In the heart of the redwood and pine forests there are some thirty mill plants, and they own about half of the timber district. The methods of lumbering are exceedingly wasteful. Scarcely half of the standing timber of a tract is taken by the loggers and what is left is often burned or totally neglected. Replanting is unthought of and the young trees are treated as a nuisance.
Three fourths of the forests of California grow upon side hills, generally with an incline of from fifteen to thirty degrees. When the trees are gone, therefore, the rain soon washes away the soil, leaving the rocks bare. When the next rainy season comes, the water, not being able to sink into the earth, and so gradually find its way to the streams, rushes down the hillsides in torrents, flooding the smaller water courses. Then the rivers rise and overflow, causing great damage to property; but their waters quickly subside, and when the dry season comes they have not sufficient depth for the passage of ships of commerce. The total destruction of the forests would soon destroy the navigability of the principal water highways of the state, while another serious result would be the lessening of the water supply for irrigation.
The second variety of the Sequoia, the gigantea, or “big tree,” as it is called, grows much farther inland than the redwood, being found on the western slopes of the Sierras. There are ten separate groves of these trees, from the little company of six in southern Placer County to the southernmost Sequoia, two hundred and sixty miles away on the Tule River. The whole put together would not make more than a few hundred thousand of extra-sized trees, and of the giants themselves not more than five hundred. These rise as high as three hundred and fifty feet, and are from twenty to thirty feet through. Near the Yosemite the stage road passes through the hollow center of one of those monsters. In a grove owned by the government some cavalry men, with their horses, lined up on a “big tree” log, and it easily held fourteen, each horse’s nose touching the next one’s tail.
How old these trees may be is yet unsettled, but Mr. John Muir, their intimate friend and companion, tells of one which was felled which showed by its rings that it was 2200 years old. Another which had blown down was fully 4000 years old. Later investigation makes it seem not unlikely that some have existed for even 5000 years. It seems a sin to destroy a living thing of that age.
The great basin of the Santa Cruz Mountains, which contains a large collection of the Sequoia sempervirens, belongs to the United States government. So, too, do the Mariposa grove of Sequoia gigantea, and the General Grant park, and Tuolumne grove, each of which contains a small number of fine specimens of the big trees. These properties will be protected, but all other groves, in which are the giant Sequoias, are in great danger. There has recently been a movement by the government toward purchasing the Calaveras grove, which has the finest collection of the big trees known, but nothing decided has been done. Meantime there are a number of mills engaged in devouring this noble forest.
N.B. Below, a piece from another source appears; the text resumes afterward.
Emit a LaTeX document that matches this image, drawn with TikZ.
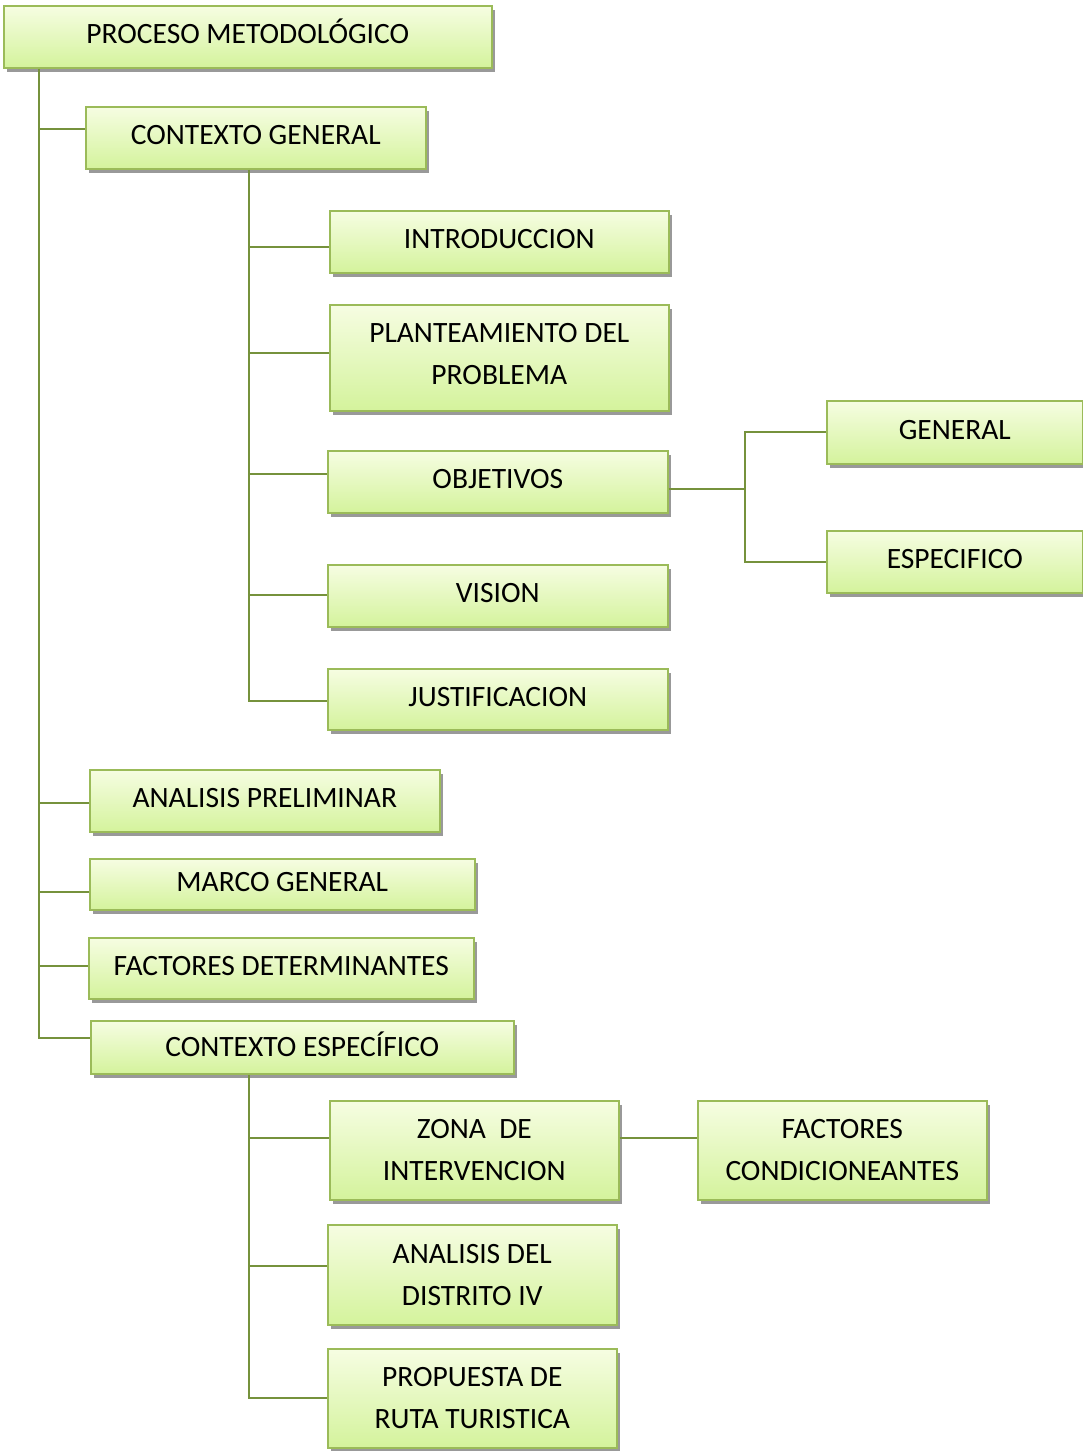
\documentclass[tikz,border=0pt]{standalone}
\usepackage{fontspec}
\setmainfont{Carlito}
\usetikzlibrary{shadows}
\definecolor{boxtop}{RGB}{246,253,226}
\definecolor{boxbot}{RGB}{212,243,156}
\definecolor{boxedge}{RGB}{155,187,89}
\definecolor{conncol}{RGB}{118,146,60}
\tikzset{
  box/.style={draw=boxedge, line width=1.6pt, top color=boxtop, bottom color=boxbot,
    inner sep=0pt, anchor=north west, align=center,
    font=\fontsize{29.5}{42}\selectfont,
    drop shadow={shadow xshift=3pt, shadow yshift=-4pt, fill=black!40, opacity=1}},
  one/.style={text height=19pt, text depth=5pt},
  conn/.style={draw=conncol, line width=2.2pt}
}
\begin{document}
\begin{tikzpicture}[x=1pt,y=-1pt]
\useasboundingbox (0,0) rectangle (1083,1451);
% coordinates of trunks
\coordinate (t1) at (39,0);
\coordinate (t2) at (249,0);
\coordinate (t3) at (745,0);
\coordinate (t4) at (249,0);
% boxes
\node[box, one, minimum width=488pt, minimum height=62pt] (root) at (3,5) {PROCESO METODOLÓGICO};
\node[box, one, minimum width=340pt, minimum height=62pt] (cg) at (85,106) {CONTEXTO GENERAL};
\node[box, one, minimum width=339pt, minimum height=62pt] (intro) at (329,210) {INTRODUCCION};
\node[box, text depth=8pt, minimum width=339pt, minimum height=106pt] (plan) at (329,304) {PLANTEAMIENTO DEL\\PROBLEMA};
\node[box, one, minimum width=340pt, minimum height=62pt] (obj) at (327,450) {OBJETIVOS};
\node[box, one, minimum width=340pt, minimum height=62pt] (vis) at (327,564) {VISION};
\node[box, one, minimum width=340pt, minimum height=61pt] (just) at (327,668) {JUSTIFICACION};
\node[box, one, minimum width=256pt, minimum height=63pt] (gen) at (826,400) {GENERAL};
\node[box, one, minimum width=256pt, minimum height=62pt] (esp) at (826,530) {ESPECIFICO};
\node[box, one, minimum width=350pt, minimum height=62pt] (ap) at (89,769) {ANALISIS PRELIMINAR};
\node[box, one, minimum width=385pt, minimum height=51pt] (mg) at (89,858) {MARCO GENERAL};
\node[box, one, minimum width=385pt, minimum height=61pt] (fd) at (88,937) {FACTORES DETERMINANTES};
\node[box, text height=19pt, text depth=1pt, minimum width=423pt, minimum height=53pt] (ce) at (90,1020) {CONTEXTO ESPECÍFICO};
\node[box, minimum width=289pt, minimum height=99pt] (zona) at (329,1100) {ZONA\ \ DE\\INTERVENCION};
\node[box, minimum width=289pt, minimum height=99pt] (fc) at (697,1100) {FACTORES\\CONDICIONEANTES};
\node[box, minimum width=289pt, minimum height=100pt] (ad) at (327,1224) {ANALISIS DEL\\DISTRITO IV};
\node[box, minimum width=289pt, minimum height=99pt] (prop) at (327,1348) {PROPUESTA DE\\RUTA TURISTICA};
% attachment points
\coordinate (pcg) at ([yshift=9pt]cg.west);
\coordinate (pap) at ([yshift=-2pt]ap.west);
\coordinate (pmg) at ([yshift=-7.5pt]mg.west);
\coordinate (pfd) at ([yshift=2.5pt]fd.west);
\coordinate (pce) at ([yshift=9.5pt]ce.west);
\coordinate (pintro) at ([yshift=-5pt]intro.west);
\coordinate (pplan) at ([yshift=5pt]plan.west);
\coordinate (pobj) at ([yshift=8pt]obj.west);
\coordinate (pvis) at ([yshift=1pt]vis.west);
\coordinate (pjust) at ([yshift=-1.5pt]just.west);
\coordinate (pobjr) at ([yshift=-7pt]obj.east);
\coordinate (pzona) at ([yshift=12.5pt]zona.west);
\coordinate (pzonar) at ([yshift=12.5pt]zona.east);
\coordinate (pfc) at ([yshift=12.5pt]fc.west);
\coordinate (pad) at ([yshift=9pt]ad.west);
% main trunk
\draw[conn] (t1 |- root.south) |- (pce);
\draw[conn] (t1 |- pcg) -- (pcg);
\draw[conn] (t1 |- pap) -- (pap);
\draw[conn] (t1 |- pmg) -- (pmg);
\draw[conn] (t1 |- pfd) -- (pfd);
% contexto general trunk
\draw[conn] (t2 |- cg.south) |- (pjust);
\draw[conn] (t2 |- pintro) -- (pintro);
\draw[conn] (t2 |- pplan) -- (pplan);
\draw[conn] (t2 |- pobj) -- (pobj);
\draw[conn] (t2 |- pvis) -- (pvis);
% objetivos
\draw[conn] (pobjr) -- (t3 |- pobjr);
\draw[conn] (gen.west) -- (t3 |- gen.west) -- (t3 |- esp.west) -- (esp.west);
% contexto especifico trunk
\draw[conn] (t4 |- ce.south) |- (prop.west);
\draw[conn] (t4 |- pzona) -- (pzona);
\draw[conn] (t4 |- pad) -- (pad);
\draw[conn] (pzonar) -- (pfc);
\end{tikzpicture}
\end{document}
Unless the people of California take up the matter with earnestness and energy, the state and the United States will stand disgraced before mankind for letting these wonders of the world, these largest and oldest of all living things, be destroyed for the lumber they will make. They should be purchased by the government and protected, then some movement should be started in all lumber districts by which waste in logging may be done away with, young trees protected and cleared, and forest land replanted with suitable trees. The law excluding cattle and sheep from the forests is already proving its wisdom by the new growth of young trees. Only among the giant Sequoias of the Tule and King’s River district are there to be found baby trees of that species.
The lumber trade is one of the most interesting and necessary industries of the state. Work in the camp is healthful and well paid. Many a delicate boy or young man in the city would grow strong and healthy and live a much longer time if he would cast his lot with the hardy choppers and cutters of the great forest of the Pacific slope. A logging crew consists of thirty men, including two cooks. The discipline is as rigid as that of a military system; each man knows his own particular duties, and must attend to them promptly and faithfully. Trees are not chopped down, as used to be the custom; with the exception of a little chopping on either edge, a saw run by two men does the work. Oxen are seldom used, as in early days on the Atlantic coast, to haul out the logs, for they have given way to “donkeys,”—not the long-eared, loud-voiced little animals, but the powerful, compact donkey-engines.
Lumber schooners and steamers are the chief features of our coast traffic. Almost all the large cities of the Pacific coast owe their foundation and prosperity to this trade. San Francisco and Eureka in Humboldt County are the principal ports of the trade. Mendocino has a rock-bound coast, with no harbors, but she has fine forests. Here the lumber steamer secures its cargo by means of suspended wire chutes as trolleys. The outer end of the trolley wire is anchored in the ocean, the wire crosses the deck of the moored steamer, the slack being taken up to the ship’s gaff, thus making a tight wire up and down which the trolley car with its load is sent.
Sometimes a great raft made of lumber is taken in tow by a steamer loaded with the same material and they start on a voyage down the coast, but this is a dangerous venture. If the sea becomes rough the raft may break loose from the steamer and go plunging over the waves, no one knows where. The brave captains of our coasting vessels fear nothing so much as a timber raft adrift which may crash into a vessel at any moment and against which there is no way of guarding.